- **Goal of the exercise**
Your job is to retype all of the data word for word, leaving every image out.

- **Recorded data**
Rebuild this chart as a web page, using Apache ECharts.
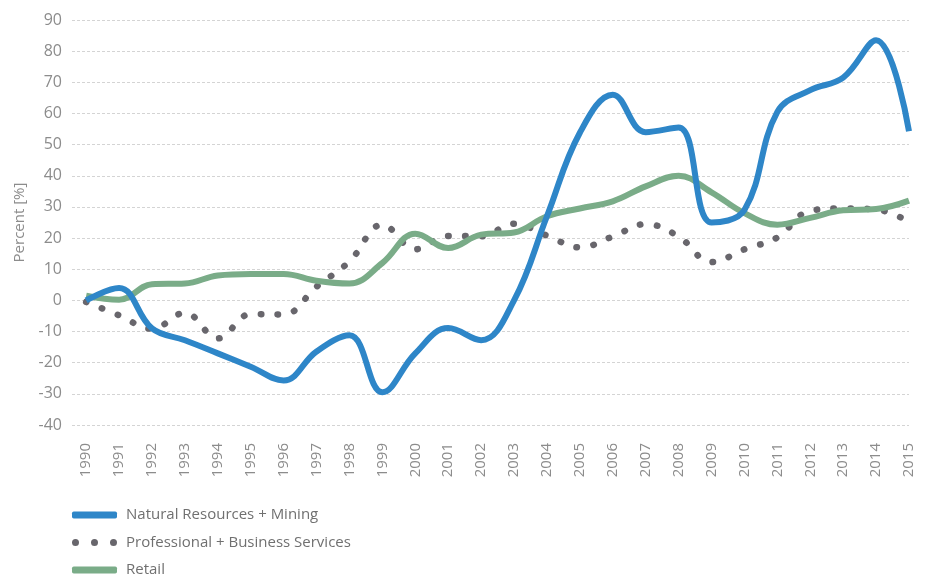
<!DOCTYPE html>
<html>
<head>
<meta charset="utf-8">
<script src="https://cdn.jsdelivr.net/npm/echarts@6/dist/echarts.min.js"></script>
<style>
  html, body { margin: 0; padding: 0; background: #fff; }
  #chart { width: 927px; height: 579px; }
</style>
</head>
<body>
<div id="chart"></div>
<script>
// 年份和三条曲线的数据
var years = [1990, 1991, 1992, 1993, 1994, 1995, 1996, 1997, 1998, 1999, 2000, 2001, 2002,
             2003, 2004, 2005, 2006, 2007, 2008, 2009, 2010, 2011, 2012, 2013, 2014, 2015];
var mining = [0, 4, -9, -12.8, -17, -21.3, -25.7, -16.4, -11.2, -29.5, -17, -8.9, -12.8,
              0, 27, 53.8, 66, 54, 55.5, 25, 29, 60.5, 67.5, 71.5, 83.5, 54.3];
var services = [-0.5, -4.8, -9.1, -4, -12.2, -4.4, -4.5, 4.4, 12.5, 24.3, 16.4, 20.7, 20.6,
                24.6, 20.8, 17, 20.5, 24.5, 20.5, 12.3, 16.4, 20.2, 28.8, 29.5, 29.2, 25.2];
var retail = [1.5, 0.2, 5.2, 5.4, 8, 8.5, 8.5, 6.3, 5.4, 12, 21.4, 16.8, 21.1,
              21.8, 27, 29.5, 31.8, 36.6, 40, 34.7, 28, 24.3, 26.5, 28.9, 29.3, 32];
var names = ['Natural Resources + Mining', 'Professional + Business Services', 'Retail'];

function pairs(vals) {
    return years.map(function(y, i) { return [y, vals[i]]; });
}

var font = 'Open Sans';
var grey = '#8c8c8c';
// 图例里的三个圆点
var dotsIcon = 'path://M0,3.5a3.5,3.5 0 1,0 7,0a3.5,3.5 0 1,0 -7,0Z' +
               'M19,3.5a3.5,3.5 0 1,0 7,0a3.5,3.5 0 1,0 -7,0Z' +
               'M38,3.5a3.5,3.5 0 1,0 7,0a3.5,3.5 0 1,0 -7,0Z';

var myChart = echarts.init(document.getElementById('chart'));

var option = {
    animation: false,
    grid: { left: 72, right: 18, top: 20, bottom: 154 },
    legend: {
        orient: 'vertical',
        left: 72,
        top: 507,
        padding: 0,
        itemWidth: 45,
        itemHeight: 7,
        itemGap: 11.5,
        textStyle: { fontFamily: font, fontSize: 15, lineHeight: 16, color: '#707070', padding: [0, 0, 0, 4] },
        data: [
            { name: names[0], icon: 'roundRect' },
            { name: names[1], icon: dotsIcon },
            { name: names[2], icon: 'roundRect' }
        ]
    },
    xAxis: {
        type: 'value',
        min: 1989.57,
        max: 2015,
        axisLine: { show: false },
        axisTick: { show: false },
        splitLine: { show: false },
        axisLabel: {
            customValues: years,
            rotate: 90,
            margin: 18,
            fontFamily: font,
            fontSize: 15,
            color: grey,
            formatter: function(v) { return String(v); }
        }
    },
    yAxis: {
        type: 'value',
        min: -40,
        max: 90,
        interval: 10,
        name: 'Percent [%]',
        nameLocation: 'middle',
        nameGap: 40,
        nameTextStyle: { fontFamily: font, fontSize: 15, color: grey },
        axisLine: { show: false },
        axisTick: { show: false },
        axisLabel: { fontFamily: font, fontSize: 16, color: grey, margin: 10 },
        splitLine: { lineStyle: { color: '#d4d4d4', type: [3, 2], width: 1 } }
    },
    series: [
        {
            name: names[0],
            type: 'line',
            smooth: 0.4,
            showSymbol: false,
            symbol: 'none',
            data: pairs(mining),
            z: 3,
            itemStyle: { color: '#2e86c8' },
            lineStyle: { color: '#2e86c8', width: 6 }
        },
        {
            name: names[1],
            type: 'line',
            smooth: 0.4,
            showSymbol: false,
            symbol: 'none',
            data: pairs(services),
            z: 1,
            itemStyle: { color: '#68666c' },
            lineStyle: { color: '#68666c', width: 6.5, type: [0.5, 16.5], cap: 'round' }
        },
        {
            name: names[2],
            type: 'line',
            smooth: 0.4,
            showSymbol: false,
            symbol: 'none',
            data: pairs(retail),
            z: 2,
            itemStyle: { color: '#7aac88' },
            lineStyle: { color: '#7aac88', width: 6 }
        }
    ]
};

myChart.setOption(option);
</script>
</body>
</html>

- **The answer**
Rebuild this chart as a web page, using Apache ECharts.
<!DOCTYPE html>
<html>
<head>
<meta charset="utf-8">
<script src="https://cdn.jsdelivr.net/npm/echarts@6/dist/echarts.min.js"></script>
<style>
  html, body { margin: 0; padding: 0; background: #fff; }
  #chart { width: 927px; height: 579px; }
</style>
</head>
<body>
<div id="chart"></div>
<script>
// 年份和三条曲线的数据
var years = [1990, 1991, 1992, 1993, 1994, 1995, 1996, 1997, 1998, 1999, 2000, 2001, 2002,
             2003, 2004, 2005, 2006, 2007, 2008, 2009, 2010, 2011, 2012, 2013, 2014, 2015];
var mining = [0, 4, -9, -12.8, -17, -21.3, -25.7, -16.4, -11.2, -29.5, -17, -8.9, -12.8,
              0, 27, 53.8, 66, 54, 55.5, 25, 29, 60.5, 67.5, 71.5, 83.5, 54.3];
var services = [-0.5, -4.8, -9.1, -4, -12.2, -4.4, -4.5, 4.4, 12.5, 24.3, 16.4, 20.7, 20.6,
                24.6, 20.8, 17, 20.5, 24.5, 20.5, 12.3, 16.4, 20.2, 28.8, 29.5, 29.2, 25.2];
var retail = [1.5, 0.2, 5.2, 5.4, 8, 8.5, 8.5, 6.3, 5.4, 12, 21.4, 16.8, 21.1,
              21.8, 27, 29.5, 31.8, 36.6, 40, 34.7, 28, 24.3, 26.5, 28.9, 29.3, 32];
var names = ['Natural Resources + Mining', 'Professional + Business Services', 'Retail'];

function pairs(vals) {
    return years.map(function(y, i) { return [y, vals[i]]; });
}

var font = 'Open Sans';
var grey = '#8c8c8c';
// 图例里的三个圆点
var dotsIcon = 'path://M0,3.5a3.5,3.5 0 1,0 7,0a3.5,3.5 0 1,0 -7,0Z' +
               'M19,3.5a3.5,3.5 0 1,0 7,0a3.5,3.5 0 1,0 -7,0Z' +
               'M38,3.5a3.5,3.5 0 1,0 7,0a3.5,3.5 0 1,0 -7,0Z';

var myChart = echarts.init(document.getElementById('chart'));

var option = {
    animation: false,
    grid: { left: 72, right: 18, top: 20, bottom: 154 },
    legend: {
        orient: 'vertical',
        left: 72,
        top: 507,
        padding: 0,
        itemWidth: 45,
        itemHeight: 7,
        itemGap: 11.5,
        textStyle: { fontFamily: font, fontSize: 15, lineHeight: 16, color: '#707070', padding: [0, 0, 0, 4] },
        data: [
            { name: names[0], icon: 'roundRect' },
            { name: names[1], icon: dotsIcon },
            { name: names[2], icon: 'roundRect' }
        ]
    },
    xAxis: {
        type: 'value',
        min: 1989.57,
        max: 2015,
        axisLine: { show: false },
        axisTick: { show: false },
        splitLine: { show: false },
        axisLabel: {
            customValues: years,
            rotate: 90,
            margin: 18,
            fontFamily: font,
            fontSize: 15,
            color: grey,
            formatter: function(v) { return String(v); }
        }
    },
    yAxis: {
        type: 'value',
        min: -40,
        max: 90,
        interval: 10,
        name: 'Percent [%]',
        nameLocation: 'middle',
        nameGap: 40,
        nameTextStyle: { fontFamily: font, fontSize: 15, color: grey },
        axisLine: { show: false },
        axisTick: { show: false },
        axisLabel: { fontFamily: font, fontSize: 16, color: grey, margin: 10 },
        splitLine: { lineStyle: { color: '#d4d4d4', type: [3, 2], width: 1 } }
    },
    series: [
        {
            name: names[0],
            type: 'line',
            smooth: 0.4,
            showSymbol: false,
            symbol: 'none',
            data: pairs(mining),
            z: 3,
            itemStyle: { color: '#2e86c8' },
            lineStyle: { color: '#2e86c8', width: 6 }
        },
        {
            name: names[1],
            type: 'line',
            smooth: 0.4,
            showSymbol: false,
            symbol: 'none',
            data: pairs(services),
            z: 1,
            itemStyle: { color: '#68666c' },
            lineStyle: { color: '#68666c', width: 6.5, type: [0.5, 16.5], cap: 'round' }
        },
        {
            name: names[2],
            type: 'line',
            smooth: 0.4,
            showSymbol: false,
            symbol: 'none',
            data: pairs(retail),
            z: 2,
            itemStyle: { color: '#7aac88' },
            lineStyle: { color: '#7aac88', width: 6 }
        }
    ]
};

myChart.setOption(option);
</script>
</body>
</html>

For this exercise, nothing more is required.